=== SUPPLIED INFORMATION ===
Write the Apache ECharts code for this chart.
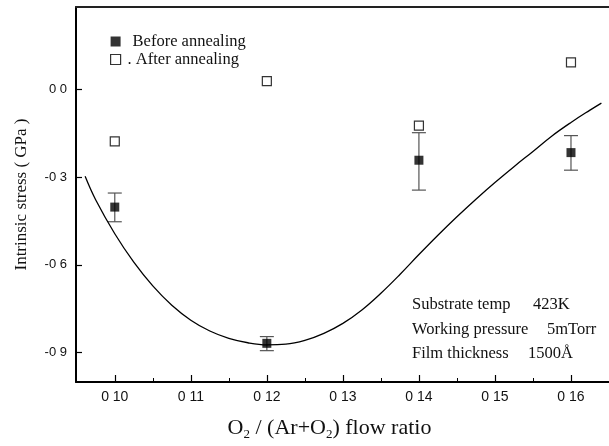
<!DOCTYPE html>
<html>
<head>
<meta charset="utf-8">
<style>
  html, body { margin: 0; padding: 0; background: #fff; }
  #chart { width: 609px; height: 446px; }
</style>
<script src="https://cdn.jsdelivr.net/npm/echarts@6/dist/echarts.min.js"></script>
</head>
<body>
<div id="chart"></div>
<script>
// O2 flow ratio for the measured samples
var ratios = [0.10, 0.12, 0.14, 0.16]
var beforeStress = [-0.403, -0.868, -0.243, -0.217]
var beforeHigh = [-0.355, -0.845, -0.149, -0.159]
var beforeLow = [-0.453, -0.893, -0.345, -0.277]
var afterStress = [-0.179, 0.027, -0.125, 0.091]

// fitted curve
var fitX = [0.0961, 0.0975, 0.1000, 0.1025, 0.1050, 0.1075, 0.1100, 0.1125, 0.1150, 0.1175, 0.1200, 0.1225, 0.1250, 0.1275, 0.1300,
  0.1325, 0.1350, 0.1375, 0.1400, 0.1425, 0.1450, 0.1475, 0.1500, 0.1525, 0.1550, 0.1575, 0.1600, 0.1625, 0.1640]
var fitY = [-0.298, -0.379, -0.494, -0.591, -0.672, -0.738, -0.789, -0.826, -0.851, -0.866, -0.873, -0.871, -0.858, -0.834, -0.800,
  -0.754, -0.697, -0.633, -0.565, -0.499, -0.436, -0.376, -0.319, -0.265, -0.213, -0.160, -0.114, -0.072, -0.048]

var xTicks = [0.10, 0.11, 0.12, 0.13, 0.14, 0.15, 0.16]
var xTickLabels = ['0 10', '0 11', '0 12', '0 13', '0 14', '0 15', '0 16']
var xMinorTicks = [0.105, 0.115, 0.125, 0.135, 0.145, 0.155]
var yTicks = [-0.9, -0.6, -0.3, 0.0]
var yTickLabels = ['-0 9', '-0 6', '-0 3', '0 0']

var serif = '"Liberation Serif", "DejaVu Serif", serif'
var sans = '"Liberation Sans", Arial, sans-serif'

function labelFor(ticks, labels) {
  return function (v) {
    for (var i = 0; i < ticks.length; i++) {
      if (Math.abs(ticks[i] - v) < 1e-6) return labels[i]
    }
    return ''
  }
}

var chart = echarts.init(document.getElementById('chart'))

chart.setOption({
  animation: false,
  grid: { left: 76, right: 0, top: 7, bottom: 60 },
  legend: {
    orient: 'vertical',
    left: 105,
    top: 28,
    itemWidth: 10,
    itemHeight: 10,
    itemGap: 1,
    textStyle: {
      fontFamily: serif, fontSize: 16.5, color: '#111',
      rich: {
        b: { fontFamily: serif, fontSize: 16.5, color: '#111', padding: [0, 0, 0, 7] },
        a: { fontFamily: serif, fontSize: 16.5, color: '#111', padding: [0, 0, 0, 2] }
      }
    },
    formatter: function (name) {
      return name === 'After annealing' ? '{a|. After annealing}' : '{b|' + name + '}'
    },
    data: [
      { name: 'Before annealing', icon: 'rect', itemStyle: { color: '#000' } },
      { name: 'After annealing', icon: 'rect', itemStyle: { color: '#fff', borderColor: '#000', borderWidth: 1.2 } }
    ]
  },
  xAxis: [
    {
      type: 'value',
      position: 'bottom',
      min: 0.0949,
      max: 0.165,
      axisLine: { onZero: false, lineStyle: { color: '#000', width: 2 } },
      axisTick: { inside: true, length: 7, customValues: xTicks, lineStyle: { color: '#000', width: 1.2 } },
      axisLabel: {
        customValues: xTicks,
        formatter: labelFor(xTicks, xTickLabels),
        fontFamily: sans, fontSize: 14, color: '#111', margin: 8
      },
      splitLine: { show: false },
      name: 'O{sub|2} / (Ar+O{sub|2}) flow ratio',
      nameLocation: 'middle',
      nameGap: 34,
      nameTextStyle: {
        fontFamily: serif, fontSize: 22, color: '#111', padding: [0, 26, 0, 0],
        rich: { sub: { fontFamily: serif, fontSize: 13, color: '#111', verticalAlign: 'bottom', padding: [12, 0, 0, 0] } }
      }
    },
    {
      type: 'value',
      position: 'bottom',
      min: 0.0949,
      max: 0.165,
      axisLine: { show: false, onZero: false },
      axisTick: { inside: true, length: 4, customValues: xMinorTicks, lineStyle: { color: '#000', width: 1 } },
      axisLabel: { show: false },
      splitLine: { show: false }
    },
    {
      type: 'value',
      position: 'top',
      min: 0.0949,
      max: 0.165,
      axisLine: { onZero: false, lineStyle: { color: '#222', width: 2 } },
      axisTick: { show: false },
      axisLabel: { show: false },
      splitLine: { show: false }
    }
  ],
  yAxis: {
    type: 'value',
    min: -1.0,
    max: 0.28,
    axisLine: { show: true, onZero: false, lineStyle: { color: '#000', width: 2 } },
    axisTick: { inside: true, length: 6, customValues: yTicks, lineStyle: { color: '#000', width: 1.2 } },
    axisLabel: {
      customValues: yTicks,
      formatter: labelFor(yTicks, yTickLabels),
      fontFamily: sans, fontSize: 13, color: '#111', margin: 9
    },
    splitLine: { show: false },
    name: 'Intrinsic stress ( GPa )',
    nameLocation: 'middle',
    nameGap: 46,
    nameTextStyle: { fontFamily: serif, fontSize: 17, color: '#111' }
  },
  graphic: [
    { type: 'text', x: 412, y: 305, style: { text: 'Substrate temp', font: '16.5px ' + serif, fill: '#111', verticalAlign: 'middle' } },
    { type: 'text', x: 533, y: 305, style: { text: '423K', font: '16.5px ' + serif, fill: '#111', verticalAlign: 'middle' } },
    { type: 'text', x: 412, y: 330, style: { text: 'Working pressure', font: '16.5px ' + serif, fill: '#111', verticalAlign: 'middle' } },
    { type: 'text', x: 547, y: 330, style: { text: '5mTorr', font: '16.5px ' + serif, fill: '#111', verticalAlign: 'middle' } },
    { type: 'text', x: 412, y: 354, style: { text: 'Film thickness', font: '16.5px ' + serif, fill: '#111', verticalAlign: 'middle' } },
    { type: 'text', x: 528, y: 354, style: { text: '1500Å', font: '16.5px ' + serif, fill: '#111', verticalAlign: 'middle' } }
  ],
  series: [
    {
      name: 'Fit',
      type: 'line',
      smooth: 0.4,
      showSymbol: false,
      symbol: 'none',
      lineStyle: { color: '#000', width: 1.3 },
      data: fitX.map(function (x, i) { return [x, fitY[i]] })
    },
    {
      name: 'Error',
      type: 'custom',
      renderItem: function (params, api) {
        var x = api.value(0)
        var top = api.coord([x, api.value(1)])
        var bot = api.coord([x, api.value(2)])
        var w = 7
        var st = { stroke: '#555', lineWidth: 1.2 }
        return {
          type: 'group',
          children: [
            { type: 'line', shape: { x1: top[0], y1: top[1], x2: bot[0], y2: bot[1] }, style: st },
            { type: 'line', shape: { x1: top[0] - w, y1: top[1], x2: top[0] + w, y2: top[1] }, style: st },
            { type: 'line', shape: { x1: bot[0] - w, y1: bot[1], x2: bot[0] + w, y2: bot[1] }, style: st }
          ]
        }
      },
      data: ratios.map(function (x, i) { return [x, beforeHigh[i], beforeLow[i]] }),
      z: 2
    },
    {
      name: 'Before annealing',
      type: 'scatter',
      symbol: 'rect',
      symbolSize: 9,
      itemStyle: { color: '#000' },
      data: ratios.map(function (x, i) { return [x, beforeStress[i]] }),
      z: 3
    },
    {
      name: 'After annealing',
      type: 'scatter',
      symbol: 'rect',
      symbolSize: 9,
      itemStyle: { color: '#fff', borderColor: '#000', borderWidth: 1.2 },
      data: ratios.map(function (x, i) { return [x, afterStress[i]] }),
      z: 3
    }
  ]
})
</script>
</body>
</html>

=== DESCRIPTION OF THE TASK ===
Ignore the images and quote every line of the listing exactly.

=== SOLUTION ===
Write the Apache ECharts code for this chart.
<!DOCTYPE html>
<html>
<head>
<meta charset="utf-8">
<style>
  html, body { margin: 0; padding: 0; background: #fff; }
  #chart { width: 609px; height: 446px; }
</style>
<script src="https://cdn.jsdelivr.net/npm/echarts@6/dist/echarts.min.js"></script>
</head>
<body>
<div id="chart"></div>
<script>
// O2 flow ratio for the measured samples
var ratios = [0.10, 0.12, 0.14, 0.16]
var beforeStress = [-0.403, -0.868, -0.243, -0.217]
var beforeHigh = [-0.355, -0.845, -0.149, -0.159]
var beforeLow = [-0.453, -0.893, -0.345, -0.277]
var afterStress = [-0.179, 0.027, -0.125, 0.091]

// fitted curve
var fitX = [0.0961, 0.0975, 0.1000, 0.1025, 0.1050, 0.1075, 0.1100, 0.1125, 0.1150, 0.1175, 0.1200, 0.1225, 0.1250, 0.1275, 0.1300,
  0.1325, 0.1350, 0.1375, 0.1400, 0.1425, 0.1450, 0.1475, 0.1500, 0.1525, 0.1550, 0.1575, 0.1600, 0.1625, 0.1640]
var fitY = [-0.298, -0.379, -0.494, -0.591, -0.672, -0.738, -0.789, -0.826, -0.851, -0.866, -0.873, -0.871, -0.858, -0.834, -0.800,
  -0.754, -0.697, -0.633, -0.565, -0.499, -0.436, -0.376, -0.319, -0.265, -0.213, -0.160, -0.114, -0.072, -0.048]

var xTicks = [0.10, 0.11, 0.12, 0.13, 0.14, 0.15, 0.16]
var xTickLabels = ['0 10', '0 11', '0 12', '0 13', '0 14', '0 15', '0 16']
var xMinorTicks = [0.105, 0.115, 0.125, 0.135, 0.145, 0.155]
var yTicks = [-0.9, -0.6, -0.3, 0.0]
var yTickLabels = ['-0 9', '-0 6', '-0 3', '0 0']

var serif = '"Liberation Serif", "DejaVu Serif", serif'
var sans = '"Liberation Sans", Arial, sans-serif'

function labelFor(ticks, labels) {
  return function (v) {
    for (var i = 0; i < ticks.length; i++) {
      if (Math.abs(ticks[i] - v) < 1e-6) return labels[i]
    }
    return ''
  }
}

var chart = echarts.init(document.getElementById('chart'))

chart.setOption({
  animation: false,
  grid: { left: 76, right: 0, top: 7, bottom: 60 },
  legend: {
    orient: 'vertical',
    left: 105,
    top: 28,
    itemWidth: 10,
    itemHeight: 10,
    itemGap: 1,
    textStyle: {
      fontFamily: serif, fontSize: 16.5, color: '#111',
      rich: {
        b: { fontFamily: serif, fontSize: 16.5, color: '#111', padding: [0, 0, 0, 7] },
        a: { fontFamily: serif, fontSize: 16.5, color: '#111', padding: [0, 0, 0, 2] }
      }
    },
    formatter: function (name) {
      return name === 'After annealing' ? '{a|. After annealing}' : '{b|' + name + '}'
    },
    data: [
      { name: 'Before annealing', icon: 'rect', itemStyle: { color: '#000' } },
      { name: 'After annealing', icon: 'rect', itemStyle: { color: '#fff', borderColor: '#000', borderWidth: 1.2 } }
    ]
  },
  xAxis: [
    {
      type: 'value',
      position: 'bottom',
      min: 0.0949,
      max: 0.165,
      axisLine: { onZero: false, lineStyle: { color: '#000', width: 2 } },
      axisTick: { inside: true, length: 7, customValues: xTicks, lineStyle: { color: '#000', width: 1.2 } },
      axisLabel: {
        customValues: xTicks,
        formatter: labelFor(xTicks, xTickLabels),
        fontFamily: sans, fontSize: 14, color: '#111', margin: 8
      },
      splitLine: { show: false },
      name: 'O{sub|2} / (Ar+O{sub|2}) flow ratio',
      nameLocation: 'middle',
      nameGap: 34,
      nameTextStyle: {
        fontFamily: serif, fontSize: 22, color: '#111', padding: [0, 26, 0, 0],
        rich: { sub: { fontFamily: serif, fontSize: 13, color: '#111', verticalAlign: 'bottom', padding: [12, 0, 0, 0] } }
      }
    },
    {
      type: 'value',
      position: 'bottom',
      min: 0.0949,
      max: 0.165,
      axisLine: { show: false, onZero: false },
      axisTick: { inside: true, length: 4, customValues: xMinorTicks, lineStyle: { color: '#000', width: 1 } },
      axisLabel: { show: false },
      splitLine: { show: false }
    },
    {
      type: 'value',
      position: 'top',
      min: 0.0949,
      max: 0.165,
      axisLine: { onZero: false, lineStyle: { color: '#222', width: 2 } },
      axisTick: { show: false },
      axisLabel: { show: false },
      splitLine: { show: false }
    }
  ],
  yAxis: {
    type: 'value',
    min: -1.0,
    max: 0.28,
    axisLine: { show: true, onZero: false, lineStyle: { color: '#000', width: 2 } },
    axisTick: { inside: true, length: 6, customValues: yTicks, lineStyle: { color: '#000', width: 1.2 } },
    axisLabel: {
      customValues: yTicks,
      formatter: labelFor(yTicks, yTickLabels),
      fontFamily: sans, fontSize: 13, color: '#111', margin: 9
    },
    splitLine: { show: false },
    name: 'Intrinsic stress ( GPa )',
    nameLocation: 'middle',
    nameGap: 46,
    nameTextStyle: { fontFamily: serif, fontSize: 17, color: '#111' }
  },
  graphic: [
    { type: 'text', x: 412, y: 305, style: { text: 'Substrate temp', font: '16.5px ' + serif, fill: '#111', verticalAlign: 'middle' } },
    { type: 'text', x: 533, y: 305, style: { text: '423K', font: '16.5px ' + serif, fill: '#111', verticalAlign: 'middle' } },
    { type: 'text', x: 412, y: 330, style: { text: 'Working pressure', font: '16.5px ' + serif, fill: '#111', verticalAlign: 'middle' } },
    { type: 'text', x: 547, y: 330, style: { text: '5mTorr', font: '16.5px ' + serif, fill: '#111', verticalAlign: 'middle' } },
    { type: 'text', x: 412, y: 354, style: { text: 'Film thickness', font: '16.5px ' + serif, fill: '#111', verticalAlign: 'middle' } },
    { type: 'text', x: 528, y: 354, style: { text: '1500Å', font: '16.5px ' + serif, fill: '#111', verticalAlign: 'middle' } }
  ],
  series: [
    {
      name: 'Fit',
      type: 'line',
      smooth: 0.4,
      showSymbol: false,
      symbol: 'none',
      lineStyle: { color: '#000', width: 1.3 },
      data: fitX.map(function (x, i) { return [x, fitY[i]] })
    },
    {
      name: 'Error',
      type: 'custom',
      renderItem: function (params, api) {
        var x = api.value(0)
        var top = api.coord([x, api.value(1)])
        var bot = api.coord([x, api.value(2)])
        var w = 7
        var st = { stroke: '#555', lineWidth: 1.2 }
        return {
          type: 'group',
          children: [
            { type: 'line', shape: { x1: top[0], y1: top[1], x2: bot[0], y2: bot[1] }, style: st },
            { type: 'line', shape: { x1: top[0] - w, y1: top[1], x2: top[0] + w, y2: top[1] }, style: st },
            { type: 'line', shape: { x1: bot[0] - w, y1: bot[1], x2: bot[0] + w, y2: bot[1] }, style: st }
          ]
        }
      },
      data: ratios.map(function (x, i) { return [x, beforeHigh[i], beforeLow[i]] }),
      z: 2
    },
    {
      name: 'Before annealing',
      type: 'scatter',
      symbol: 'rect',
      symbolSize: 9,
      itemStyle: { color: '#000' },
      data: ratios.map(function (x, i) { return [x, beforeStress[i]] }),
      z: 3
    },
    {
      name: 'After annealing',
      type: 'scatter',
      symbol: 'rect',
      symbolSize: 9,
      itemStyle: { color: '#fff', borderColor: '#000', borderWidth: 1.2 },
      data: ratios.map(function (x, i) { return [x, afterStress[i]] }),
      z: 3
    }
  ]
})
</script>
</body>
</html>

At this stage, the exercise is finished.